According to a recent study of more than 3,500 women in South Korea and Greece, women who have been through child birth five or more times may be 70% more likely to develop Alzheimer’s later in life than those who have had fewer births.
The study, authored by Dr. Ki Woong Kim, a neuropsychiatrist at Seoul National University says that women who didn’t suffer from dementia but had given birth five or more times scored lower on a commonly used cognitive test than those with fewer children.
The study only sampled women older than 60 and the average age of women tested in the two countries was 71.
Alzheimer’s disease, a neurological disorder where the death of brain cells causes memory loss and cognitive decline, is the most common type of dementia. Alzheimer’s is irreversible once it begins and the disease is believed to be caused by a build-up in the brain of beta amyloid plaques and neurofibrillary tangles referred to as tau.
The 2016 World Alzheimer Report said that more than 47 million people around the world are living with dementia and according to the Alzheimer’s Association, women in their 60s are twice as likely to develop Alzheimer’s.
What is it about women that might increase their odds of developing dementia one might ask?
The author of the study Dr. Kim explains
Pregnancy is a hormonal roller coaster. During the first trimester, estrogen levels rise modestly, and then skyrocket for the rest of the pregnancy. By the third trimester, Kim said, estrogen levels can be up to 40-fold higher than their peak levels during natural menstrual cycles. Within four days of giving birth, estrogen levels for most women quickly drop to average levels.
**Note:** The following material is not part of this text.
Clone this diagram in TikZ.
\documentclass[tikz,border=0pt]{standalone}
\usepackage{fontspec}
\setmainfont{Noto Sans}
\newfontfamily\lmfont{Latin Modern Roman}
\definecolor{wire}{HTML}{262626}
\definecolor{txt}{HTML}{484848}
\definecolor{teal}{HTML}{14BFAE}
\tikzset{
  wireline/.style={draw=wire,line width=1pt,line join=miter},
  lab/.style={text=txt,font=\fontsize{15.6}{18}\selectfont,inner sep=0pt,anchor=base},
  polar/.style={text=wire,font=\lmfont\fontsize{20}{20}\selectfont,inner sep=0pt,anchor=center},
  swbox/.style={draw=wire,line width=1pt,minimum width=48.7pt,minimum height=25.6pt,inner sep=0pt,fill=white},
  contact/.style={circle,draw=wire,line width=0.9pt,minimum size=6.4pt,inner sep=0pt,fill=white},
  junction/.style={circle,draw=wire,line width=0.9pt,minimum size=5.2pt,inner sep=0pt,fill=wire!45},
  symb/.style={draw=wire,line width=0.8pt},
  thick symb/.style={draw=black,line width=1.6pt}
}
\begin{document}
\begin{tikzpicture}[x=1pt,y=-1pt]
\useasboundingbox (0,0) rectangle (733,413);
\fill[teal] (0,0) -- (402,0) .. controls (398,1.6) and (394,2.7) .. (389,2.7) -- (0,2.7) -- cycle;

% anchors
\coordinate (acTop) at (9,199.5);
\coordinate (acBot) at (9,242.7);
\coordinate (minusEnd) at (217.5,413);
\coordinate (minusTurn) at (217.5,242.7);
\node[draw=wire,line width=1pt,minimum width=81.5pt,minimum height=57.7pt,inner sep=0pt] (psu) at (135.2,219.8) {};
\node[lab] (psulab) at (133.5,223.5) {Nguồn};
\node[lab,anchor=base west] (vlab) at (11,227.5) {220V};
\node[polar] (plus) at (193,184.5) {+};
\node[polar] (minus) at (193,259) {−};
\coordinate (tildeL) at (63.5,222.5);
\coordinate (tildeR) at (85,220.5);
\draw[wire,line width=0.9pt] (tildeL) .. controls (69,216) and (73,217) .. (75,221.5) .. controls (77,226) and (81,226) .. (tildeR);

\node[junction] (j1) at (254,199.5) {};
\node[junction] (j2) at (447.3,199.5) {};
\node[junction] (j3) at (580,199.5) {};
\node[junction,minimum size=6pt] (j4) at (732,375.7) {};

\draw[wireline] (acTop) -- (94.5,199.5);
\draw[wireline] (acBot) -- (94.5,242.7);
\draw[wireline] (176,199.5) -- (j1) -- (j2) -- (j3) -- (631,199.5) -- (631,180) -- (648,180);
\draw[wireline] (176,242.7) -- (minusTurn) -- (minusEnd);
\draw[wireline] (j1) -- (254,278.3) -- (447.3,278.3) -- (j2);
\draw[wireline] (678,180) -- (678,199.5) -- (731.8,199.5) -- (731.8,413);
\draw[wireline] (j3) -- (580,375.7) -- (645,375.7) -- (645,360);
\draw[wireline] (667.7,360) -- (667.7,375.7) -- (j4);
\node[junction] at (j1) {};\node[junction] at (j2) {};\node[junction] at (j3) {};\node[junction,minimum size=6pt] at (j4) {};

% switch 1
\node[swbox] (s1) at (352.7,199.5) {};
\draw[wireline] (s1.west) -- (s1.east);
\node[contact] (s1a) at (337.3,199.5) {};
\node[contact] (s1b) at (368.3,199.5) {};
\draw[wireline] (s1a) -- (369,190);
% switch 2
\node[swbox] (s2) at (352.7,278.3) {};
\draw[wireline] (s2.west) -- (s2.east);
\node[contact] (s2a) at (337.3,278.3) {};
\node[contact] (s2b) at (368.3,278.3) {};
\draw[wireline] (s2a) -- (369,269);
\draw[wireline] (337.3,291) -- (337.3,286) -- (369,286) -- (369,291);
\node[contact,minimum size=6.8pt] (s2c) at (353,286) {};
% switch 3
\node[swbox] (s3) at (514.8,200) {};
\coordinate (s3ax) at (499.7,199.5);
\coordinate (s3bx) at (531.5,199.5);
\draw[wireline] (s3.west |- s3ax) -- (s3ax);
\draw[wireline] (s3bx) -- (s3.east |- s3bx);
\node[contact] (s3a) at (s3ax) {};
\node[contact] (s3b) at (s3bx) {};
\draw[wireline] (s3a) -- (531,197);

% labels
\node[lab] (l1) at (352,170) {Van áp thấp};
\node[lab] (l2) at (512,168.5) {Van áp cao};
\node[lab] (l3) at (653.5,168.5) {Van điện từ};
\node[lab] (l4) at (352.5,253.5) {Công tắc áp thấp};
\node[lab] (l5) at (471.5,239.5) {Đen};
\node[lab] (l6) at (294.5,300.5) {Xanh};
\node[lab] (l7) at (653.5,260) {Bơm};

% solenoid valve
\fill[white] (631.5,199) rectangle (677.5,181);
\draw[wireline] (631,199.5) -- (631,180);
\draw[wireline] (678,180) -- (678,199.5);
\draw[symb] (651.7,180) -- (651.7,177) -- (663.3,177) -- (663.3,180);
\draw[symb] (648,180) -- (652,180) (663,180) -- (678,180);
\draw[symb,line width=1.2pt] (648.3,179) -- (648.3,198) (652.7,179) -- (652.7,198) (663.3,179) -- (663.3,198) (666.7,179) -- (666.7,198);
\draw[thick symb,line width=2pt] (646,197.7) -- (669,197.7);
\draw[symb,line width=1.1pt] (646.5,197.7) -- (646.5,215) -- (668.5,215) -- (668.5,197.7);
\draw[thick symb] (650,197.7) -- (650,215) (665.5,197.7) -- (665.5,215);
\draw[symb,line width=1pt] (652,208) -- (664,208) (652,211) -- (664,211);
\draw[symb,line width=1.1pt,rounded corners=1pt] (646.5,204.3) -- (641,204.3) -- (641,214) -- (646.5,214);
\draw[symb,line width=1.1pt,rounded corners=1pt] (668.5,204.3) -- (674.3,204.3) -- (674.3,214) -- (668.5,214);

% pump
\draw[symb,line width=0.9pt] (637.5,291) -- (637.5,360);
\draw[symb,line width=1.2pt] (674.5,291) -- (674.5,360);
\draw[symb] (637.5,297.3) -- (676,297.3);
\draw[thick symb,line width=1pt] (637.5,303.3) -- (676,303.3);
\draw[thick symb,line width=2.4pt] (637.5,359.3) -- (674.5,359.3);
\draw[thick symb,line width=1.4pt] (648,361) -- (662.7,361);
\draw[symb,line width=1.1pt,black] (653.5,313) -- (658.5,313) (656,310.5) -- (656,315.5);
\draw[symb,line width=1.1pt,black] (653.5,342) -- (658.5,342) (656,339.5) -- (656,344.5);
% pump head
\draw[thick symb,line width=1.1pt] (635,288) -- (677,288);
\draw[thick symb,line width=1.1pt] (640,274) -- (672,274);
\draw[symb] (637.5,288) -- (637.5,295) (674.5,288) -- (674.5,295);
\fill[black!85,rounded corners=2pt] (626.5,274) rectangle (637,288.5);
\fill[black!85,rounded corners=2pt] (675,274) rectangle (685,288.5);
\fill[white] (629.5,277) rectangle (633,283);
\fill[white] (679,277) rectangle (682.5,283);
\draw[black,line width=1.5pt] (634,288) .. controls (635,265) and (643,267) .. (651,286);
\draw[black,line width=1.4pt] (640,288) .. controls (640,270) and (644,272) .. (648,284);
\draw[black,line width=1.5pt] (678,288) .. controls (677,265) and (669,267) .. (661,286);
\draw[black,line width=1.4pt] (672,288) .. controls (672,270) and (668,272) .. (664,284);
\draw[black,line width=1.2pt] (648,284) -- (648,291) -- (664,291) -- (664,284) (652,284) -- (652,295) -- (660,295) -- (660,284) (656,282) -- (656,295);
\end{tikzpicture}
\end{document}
At the same time, levels of progesterone and a stress hormone called cortisol increase rapidly during pregnancy but then plummet after the baby is born.’ Kim said by ‘continually exposing women to dramatically elevated levels of estrogen and stress hormones, followed by sudden withdrawals can end up reducing brain reserve.
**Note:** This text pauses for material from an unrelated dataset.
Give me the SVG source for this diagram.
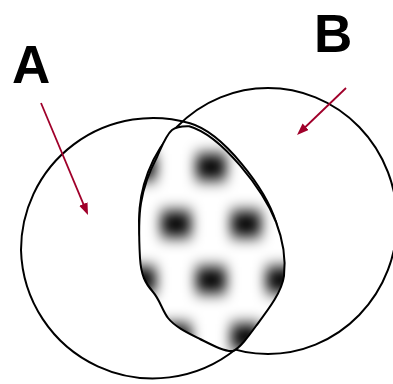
<svg xmlns="http://www.w3.org/2000/svg" width="393" height="384" viewBox="0 0 393 384">
<style>
.ring{fill:none;stroke:#000;stroke-width:2}
.blobline{fill:none;stroke:#000;stroke-width:2;stroke-linejoin:round}
.arrow{fill:none;stroke:#a0002a;stroke-width:1.8}
.label{font-family:"Liberation Sans",Arial,sans-serif;font-weight:bold;font-size:53px;fill:#000}
</style>
<defs>
<marker id="head" markerUnits="userSpaceOnUse" markerWidth="13" markerHeight="10" refX="4" refY="4.5" orient="auto">
<path d="M0,0 L12,4.5 L0,9 Z" fill="#a0002a"/>
</marker>
<path id="blobShape" d="M 189.2,126.2 C 222.5,135.8 263,190 276,222 C 283,240 286,258 284,276 C 282,292 268,310 256,326 C 248,337 240,348 233,351 C 225,352 212,345 200,339 C 188,333 175,327 168,318 C 162,310 160,300 153,292 C 145,283 141,275 140,258 C 139,240 139,215 141,203 C 144,185 150,170 157,157 C 162,146 166,135 172,130 C 177,126 183,126 189.2,126.2 Z"/>
<clipPath id="blobClip"><use href="#blobShape"/></clipPath>
<filter id="soft" filterUnits="userSpaceOnUse" x="80" y="80" width="260" height="320">
<feGaussianBlur stdDeviation="6.5 7.5"/>
</filter>
</defs>
<g id="circleA"><path class="ring" d="M 190,123.3 C 223.6,133 265.5,188.8 276,222 C 288,262 262,318 236,349 A 132 132 0 0 1 21,250 A 132 132 0 0 1 190,123.3"/></g>
<g id="circleB"><ellipse class="ring" cx="268" cy="221" rx="129" ry="133"/></g>
<g id="intersection">
<use href="#blobShape" fill="#fff"/>
<g clip-path="url(#blobClip)">
<g filter="url(#soft)" fill="#000">
<rect x="126" y="154" width="30" height="26"/>
<rect x="196" y="154" width="30" height="26"/>
<rect x="266" y="154" width="30" height="26"/>
<rect x="161" y="211" width="30" height="26"/>
<rect x="231" y="211" width="30" height="26"/>
<rect x="126" y="267" width="30" height="26"/>
<rect x="196" y="267" width="30" height="26"/>
<rect x="266" y="267" width="30" height="26"/>
<rect x="161" y="324" width="30" height="26"/>
<rect x="231" y="324" width="30" height="26"/>
</g>
</g>
<use href="#blobShape" class="blobline"/>
</g>
<g id="connectors">
<line class="arrow" x1="41" y1="103" x2="84.9" y2="207.6" marker-end="url(#head)"/>
<line class="arrow" x1="346" y1="88" x2="302.8" y2="129.5" marker-end="url(#head)"/>
</g>
<g id="labelA"><text class="label" x="12" y="83">A</text></g>
<g id="labelB"><text class="label" x="314" y="52">B</text></g>
</svg>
Kim said the study discovered something they didn’t expect at the beginning of the research.
“Based on previous research, we expected that pregnancy with childbirth may be associated with the risk of Alzheimer’s disease,” she said. “However we were quite surprised that incomplete pregnancy was associated with the lower risk of Alzheimer’s, which we did not expect at the beginning of our research.”
The study reveals that women who had experienced incomplete pregnancy were much less likely to develop Alzheimer’s than women who had never been pregnant.
Here’s the result of the study published on Neurology:
Grand multiparous women who experienced ≥5 completed pregnancies showed an ≈1.7-fold higher risk of AD than those who experienced 1 to 4 completed pregnancies (odds ratio [OR] 1.68, 95% confidence interval [CI] 1.04–2.72), while those who had incomplete pregnancies showed half the level of AD risk compared with those who never experienced an incomplete pregnancy (OR 0.43, 95% CI 0.24–0.76 for 1 incomplete pregnancy; OR 0.56, 95% CI 0.34–0.92 for ≥2 incomplete pregnancies). In women without dementia, the grand multiparous had worse MMSE scores than those with 1 to 4 completed pregnancies (p < 0.001), while those who experienced ≥1 incomplete pregnancies had better MMSE scores than those who never experienced an incomplete pregnancy (p = 0.008).
Other scientists have however said that even though the results of the study are intriguing, there’s a need for further study as it is possible that there are several contributing factors other than pregnancy, and science needs a better understanding of what those factors might be.